FOr some reason, I still haven’t learned not to overbook myself. Or at least using what time I have wisely. I signed up for some book blog tours over at Overflowing Bookshelves, knowing that I was also doing NaNo this month. I already had my ROW80 goals to contend with but I decided at the last minute to add in NaBloPoMo…
Why do I keep doing this to myself. My blog tour was actually for the second book in a series, which meant I needed to read the first book, which I’ve been doing all day. When I could have taken the time to write, i.e. in the morning like I SAID I was going to start doing in yesterday’s blog post (hint, hint, if you can’t figure it out, I didn’t write this morning), or when I watched those two episodes of Eureka, I did other things.

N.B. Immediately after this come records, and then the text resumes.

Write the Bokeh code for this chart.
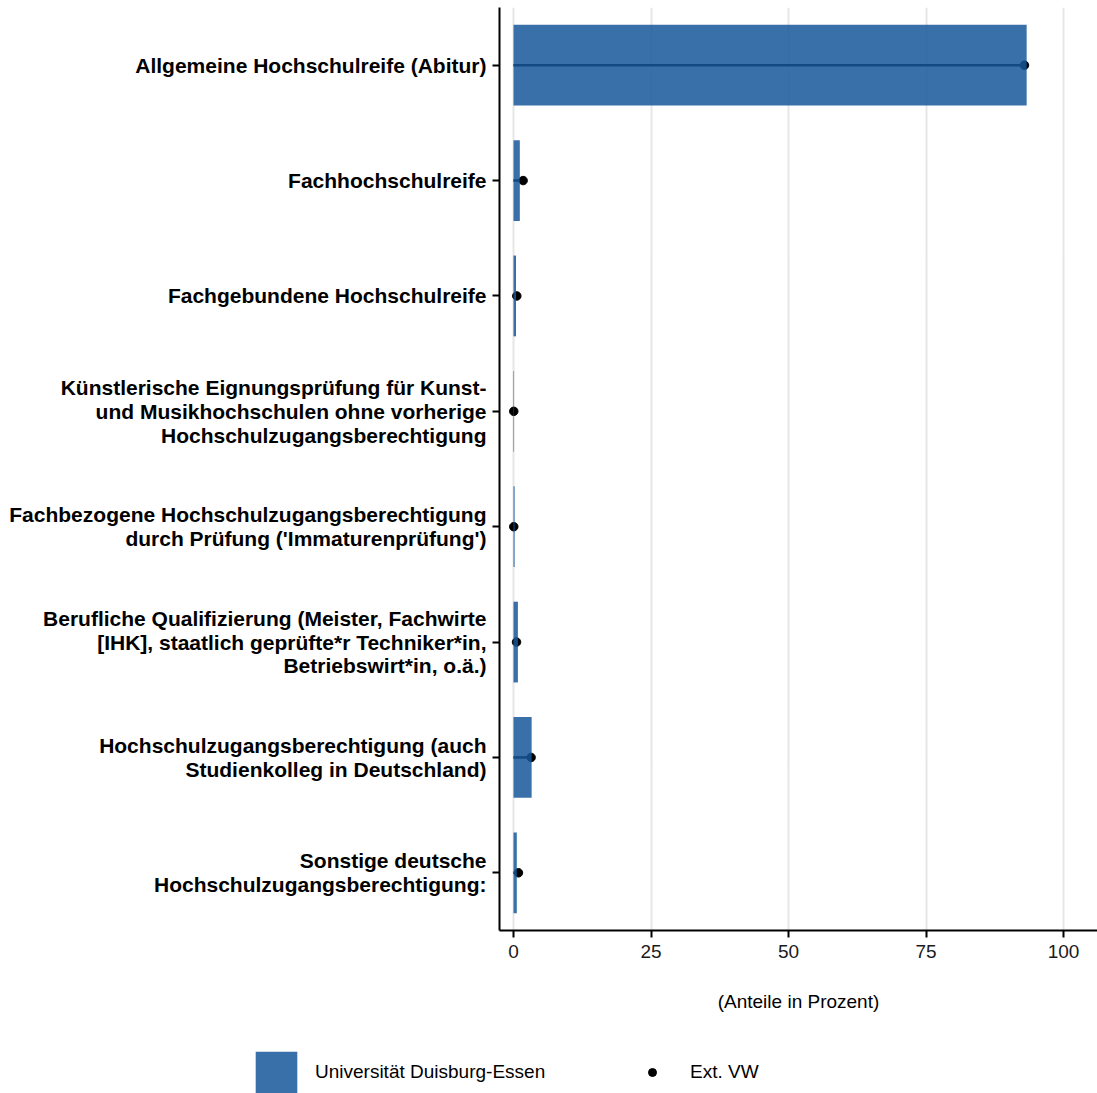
from bokeh.plotting import figure
from bokeh.layouts import column, row
from bokeh.models import FactorRange, Range1d, FixedTicker, Legend, LegendItem, ColumnDataSource
from bokeh.embed import file_html
from bokeh.resources import INLINE

categories = [
    "Allgemeine Hochschulreife (Abitur)",
    "Fachhochschulreife",
    "Fachgebundene Hochschulreife",
    "Künstlerische Eignungsprüfung für Kunst-\nund Musikhochschulen ohne vorherige\nHochschulzugangsberechtigung",
    "Fachbezogene Hochschulzugangsberechtigung\ndurch Prüfung ('Immaturenprüfung')",
    "Berufliche Qualifizierung (Meister, Fachwirte\n[IHK], staatlich geprüfte*r Techniker*in,\nBetriebswirt*in, o.ä.)",
    "Hochschulzugangsberechtigung (auch\nStudienkolleg in Deutschland)",
    "Sonstige deutsche\nHochschulzugangsberechtigung:",
]
ude_values = [93.3, 1.15, 0.45, 0.1, 0.2, 0.8, 3.3, 0.6]
ext_vw_values = [92.9, 1.75, 0.6, 0.05, 0.05, 0.55, 3.2, 0.9]
x_ticks = [0, 25, 50, 75, 100]
series_labels = ["Universität Duisburg-Essen", "Ext. VW"]

FONT = "Liberation Sans"
BAR_COLOR = "#17579a"

src = ColumnDataSource(dict(cat=categories, ude=ude_values, ext=ext_vw_values,
                            zero=[0] * len(categories)))

p = figure(width=1097, height=1030, output_backend="svg", toolbar_location=None,
           y_range=FactorRange(factors=list(reversed(categories)), range_padding=0),
           x_range=Range1d(-2.545, 106.18),
           min_border_left=499, min_border_right=0, min_border_top=7, min_border_bottom=100)
p.outline_line_color = None
p.background_fill_color = "white"
p.border_fill_color = "white"

p.segment(x0="zero", y0="cat", x1="ext", y1="cat", source=src,
          line_color="black", line_width=2.5)
p.scatter(x="ext", y="cat", source=src, size=8.5, fill_color="black",
          line_color="black", marker="circle")
p.hbar(y="cat", left=0, right="ude", height=0.7, source=src,
       fill_color=BAR_COLOR, fill_alpha=0.85, line_color=None)

# grid
p.xgrid.ticker = FixedTicker(ticks=x_ticks)
p.xgrid.grid_line_color = "#e6e6e6"
p.xgrid.grid_line_width = 2
p.ygrid.grid_line_color = None

# x axis
p.xaxis.ticker = FixedTicker(ticks=x_ticks)
p.xaxis.axis_line_width = 2
p.xaxis.axis_line_color = "black"
p.xaxis.major_tick_line_width = 2
p.xaxis.major_tick_out = 7
p.xaxis.major_tick_in = 0
p.xaxis.minor_tick_line_color = None
p.xaxis.major_label_text_font = FONT
p.xaxis.major_label_text_font_size = "19px"
p.xaxis.major_label_text_color = "#1a1a1a"
p.xaxis.major_label_standoff = 7
p.xaxis.axis_label = "(Anteile in Prozent)"
p.xaxis.axis_label_text_font = FONT
p.xaxis.axis_label_text_font_size = "19px"
p.xaxis.axis_label_text_font_style = "normal"
p.xaxis.axis_label_text_color = "black"
p.xaxis.axis_label_standoff = 30

# y axis
p.yaxis.axis_line_width = 2
p.yaxis.axis_line_color = "black"
p.yaxis.major_tick_line_width = 2
p.yaxis.major_tick_out = 7
p.yaxis.major_tick_in = 0
p.yaxis.major_label_text_font = FONT
p.yaxis.major_label_text_font_size = "21px"
p.yaxis.major_label_text_font_style = "bold"
p.yaxis.major_label_text_color = "black"
p.yaxis.major_label_text_align = "right"
p.yaxis.major_label_text_line_height = 1.03
p.yaxis.major_label_standoff = 6

# legend strip below the chart
lg = figure(width=1097, height=63, output_backend="svg", toolbar_location=None,
            x_range=Range1d(0, 1), y_range=FactorRange(factors=categories),
            x_axis_type=None, y_axis_type=None, min_border=0)
lg.outline_line_color = None
lg.xgrid.visible = False
lg.ygrid.visible = False
key_bar = lg.hbar(y="cat", left=0, right="ude", height=0.7, source=src,
                  fill_color=BAR_COLOR, fill_alpha=0.85, line_color=None, visible=False)
key_pt = lg.scatter(x="ext", y="cat", source=src, size=8.5, fill_color="black",
                    line_color="black", marker="circle", visible=False)


def make_legend(item, loc, gw, gh, standoff):
    lgd = Legend(items=[item], orientation="horizontal", location=loc)
    lgd.glyph_width = gw
    lgd.glyph_height = gh
    lgd.label_height = gh
    lgd.label_standoff = standoff
    lgd.padding = 0
    lgd.margin = 0
    lgd.border_line_color = None
    lgd.background_fill_alpha = 0
    lgd.label_text_font = FONT
    lgd.label_text_font_size = "19px"
    lgd.label_text_color = "black"
    return lgd


lg.add_layout(make_legend(LegendItem(label=series_labels[0], renderers=[key_bar]),
                          (250, -5), 52, 52, 13), "center")
lg.add_layout(make_legend(LegendItem(label=series_labels[1], renderers=[key_pt]),
                          (642, 10), 20, 20, 28), "center")

layout = column(p, row(lg, spacing=0), spacing=0)
open("out.html", "w").write(file_html(layout, INLINE))
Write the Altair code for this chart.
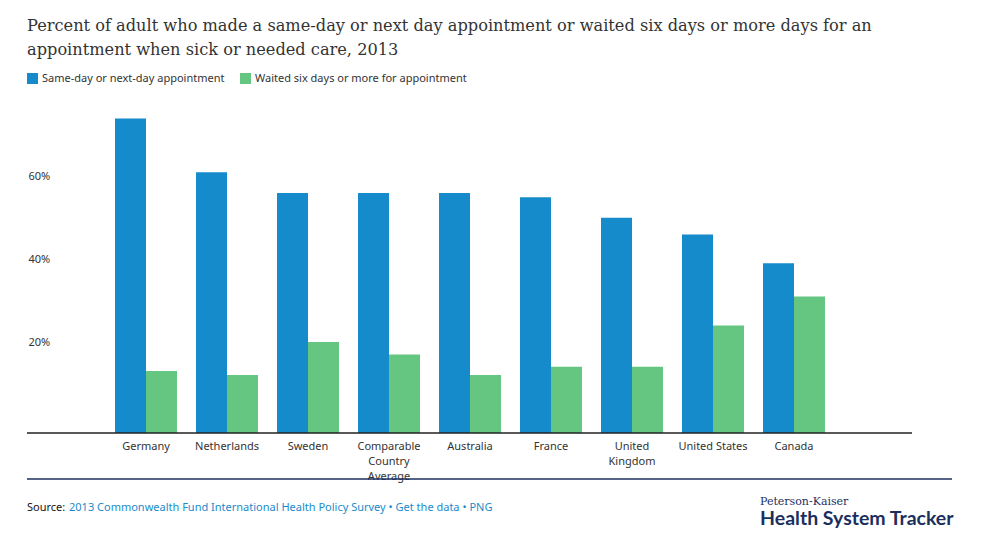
import altair as alt
import pandas as pd

countries = ["Germany", "Netherlands", "Sweden", "Comparable Country Average",
             "Australia", "France", "United Kingdom", "United States", "Canada"]
same_day = [76, 63, 58, 58, 58, 57, 52, 48, 41]
waited = [15, 14, 22, 19, 14, 16, 16, 26, 33]
series = ["Same-day or next-day appointment", "Waited six days or more for appointment"]
colors = ["#168bcb", "#64c680"]
y_ticks = [20, 40, 60]

title_lines = ["Percent of adult who made a same-day or next day appointment or waited six days or more days for an",
               "appointment when sick or needed care, 2013"]
source_label = "Source:"
source_links = "2013 Commonwealth Fund International Health Policy Survey \u2022  Get the data \u2022   PNG"
logo_small = "Peterson-Kaiser"
logo_big = "Health System Tracker"

rows = []
for c, a, b in zip(countries, same_day, waited):
    rows.append({"country": c, "series": series[0], "value": a})
    rows.append({"country": c, "series": series[1], "value": b})
df = pd.DataFrame(rows)

W, H = 885, 331
one = pd.DataFrame({"k": [0]})

label_expr = ("datum.label == 'Comparable Country Average' ? ['Comparable','Country','Average'] : "
              "datum.label == 'United Kingdom' ? ['United','Kingdom'] : datum.label")

bars = alt.Chart(df).mark_bar().encode(
    x=alt.X("country:N", sort=countries, title=None,
            scale=alt.Scale(range=[88, 798], paddingInner=0.2346, paddingOuter=0),
            axis=alt.Axis(labelAngle=0, ticks=False, tickSize=0, domain=False,
                          labelFont="Noto Sans", labelFontSize=11, labelColor="#333",
                          labelPadding=7, labelExpr=label_expr, labelLineHeight=15)),
    xOffset=alt.XOffset("series:N", sort=series, scale=alt.Scale(paddingInner=0, paddingOuter=0)),
    y=alt.Y("value:Q", title=None, scale=alt.Scale(domain=[0, 80], nice=False),
            axis=alt.Axis(values=y_ticks, grid=False, domain=False, ticks=False, tickSize=0,
                          labelAlign="left", labelPadding=-1, labelOffset=-8,
                          labelExpr="datum.value + '%'",
                          labelFont="Noto Sans", labelFontSize=11, labelColor="#333")),
    color=alt.Color("series:N", sort=series,
                    scale=alt.Scale(domain=series, range=colors),
                    legend=alt.Legend(title=None, orient="none", legendX=0, legendY=-29,
                                      direction="horizontal", symbolType="square", symbolSize=121,
                                      symbolStrokeWidth=0, labelFont="Noto Sans", labelFontSize=11,
                                      labelColor="#333", labelOffset=4, columnPadding=15,
                                      labelLimit=0)),
)

def txt(text, x, y, size, color, font, weight="normal"):
    return alt.Chart(one).mark_text(align="left", baseline="alphabetic", fontSize=size,
                                    color=color, font=font, fontWeight=weight).encode(
        x=alt.value(x), y=alt.value(y), text=alt.value(text))

title1 = txt(title_lines[0], 0, -71, 16.2, "#333", "DejaVu Serif")
title2 = txt(title_lines[1], 0, -47, 16.2, "#333", "DejaVu Serif")
src1 = txt(source_label, 0, 409, 11, "#111", "Noto Sans")
src2 = txt(source_links, 42, 409, 11, "#1a8bcb", "Noto Sans")
logo1 = txt(logo_small, 733, 403, 11, "#1b2f5e", "DejaVu Serif")
logo2 = txt(logo_big, 733, 423, 19.5, "#1b2f5e", "Lato", "bold")

baseline = alt.Chart(one).mark_rule(color="#222", strokeWidth=1.5).encode(
    x=alt.value(0), x2=alt.value(W), y=alt.value(H))
rule = alt.Chart(one).mark_rule(color="#1b2f5e", strokeWidth=1.5).encode(
    x=alt.value(0), x2=alt.value(925), y=alt.value(377))

chart = alt.layer(bars, baseline, title1, title2, rule, src1, src2, logo1, logo2).properties(
    width=W, height=H,
    autosize=alt.AutoSizeParams(type="none"),
    padding={"left": 19, "top": 94, "right": 60, "bottom": 100},
).configure(background="white").configure_view(stroke="transparent", strokeWidth=0)

chart.save("out.html", embed_options={"renderer": "svg", "actions": False})
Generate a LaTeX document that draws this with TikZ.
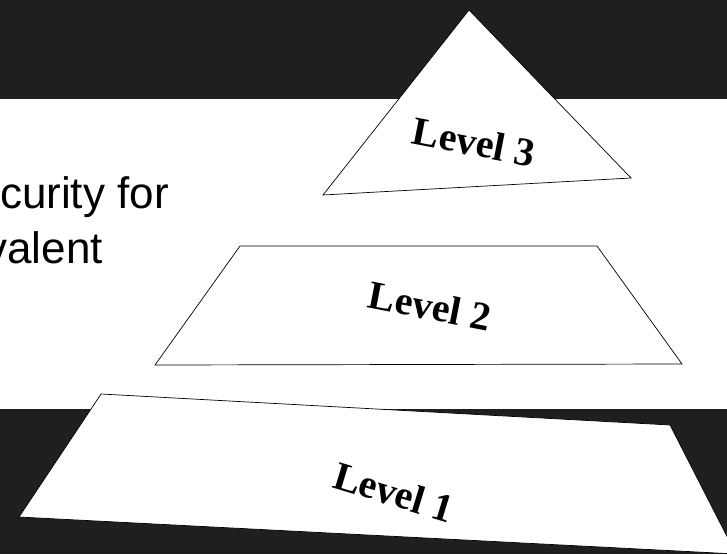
\documentclass[tikz,border=0pt]{standalone}
\usepackage{fontspec}
\setmainfont{Liberation Sans}
\newfontfamily\serifbold{Liberation Serif}
\tikzset{
  band/.style={fill=black!88, draw=none},
  slab/.style={fill=white, draw=black, line width=0.7pt, line join=miter},
  lvl/.style={font=\serifbold\bfseries\fontsize{40}{40}\selectfont, inner sep=0pt},
  body/.style={font=\fontsize{44}{50}\selectfont, inner sep=0pt}
}
\begin{document}
\begin{tikzpicture}[x=1pt,y=-1pt]
  \clip (0,0) rectangle (727,554);
  \fill[white] (0,0) rectangle (727,554);
  % dark bands
  \fill[band] (0,0) rectangle (727,99);
  \fill[band] (0,409) rectangle (727,554);
  % body text (cut at the left edge)
  \node[body, anchor=base east] (t1) at (169,208) {curity for};
  \node[body, anchor=base east] (t2) at (103,263) {valent};
  % level 3 triangle
  \draw[slab] (469,10) -- (631,178) -- (323,195) -- cycle;
  % level 2 trapezoid
  \draw[slab] (240,246) -- (597,246) -- (682,364) -- (155,365) -- cycle;
  % level 1 slab
  \draw[slab] (101,394) -- (670,425) -- (736,554) -- (19,517) -- cycle;
  % labels
  \node[lvl, rotate=-11] (l3) at (474,142) {Level 3};
  \node[lvl, rotate=-11] (l2) at (430,306) {Level 2};
  \node[lvl, rotate=-17] (l1) at (394,492) {Level 1};
\end{tikzpicture}
\end{document}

So now I’m making myself log at least 30 minutes of writing. I’m already behind on my personal NaNo goal but I need to keep up the habit of writing everyday. Hell, the only reason I’m blogging today is because I got in the habit of posting everyday when I did NaBloPoMo last month on Quiet Contemplations. So I know it works. I have to blog everyday, even if I don’t want to, even if I’m tired. There’s no option not to blog.
And as much as I would just love to not open my WIP right now, it’s open and waiting for me to start writing. I’ll build this habit even if it kills me. I’ll try again tomorrow to write & blog in the morning so I can take the afternoon to watch TV, read, or do the boring side of blogging.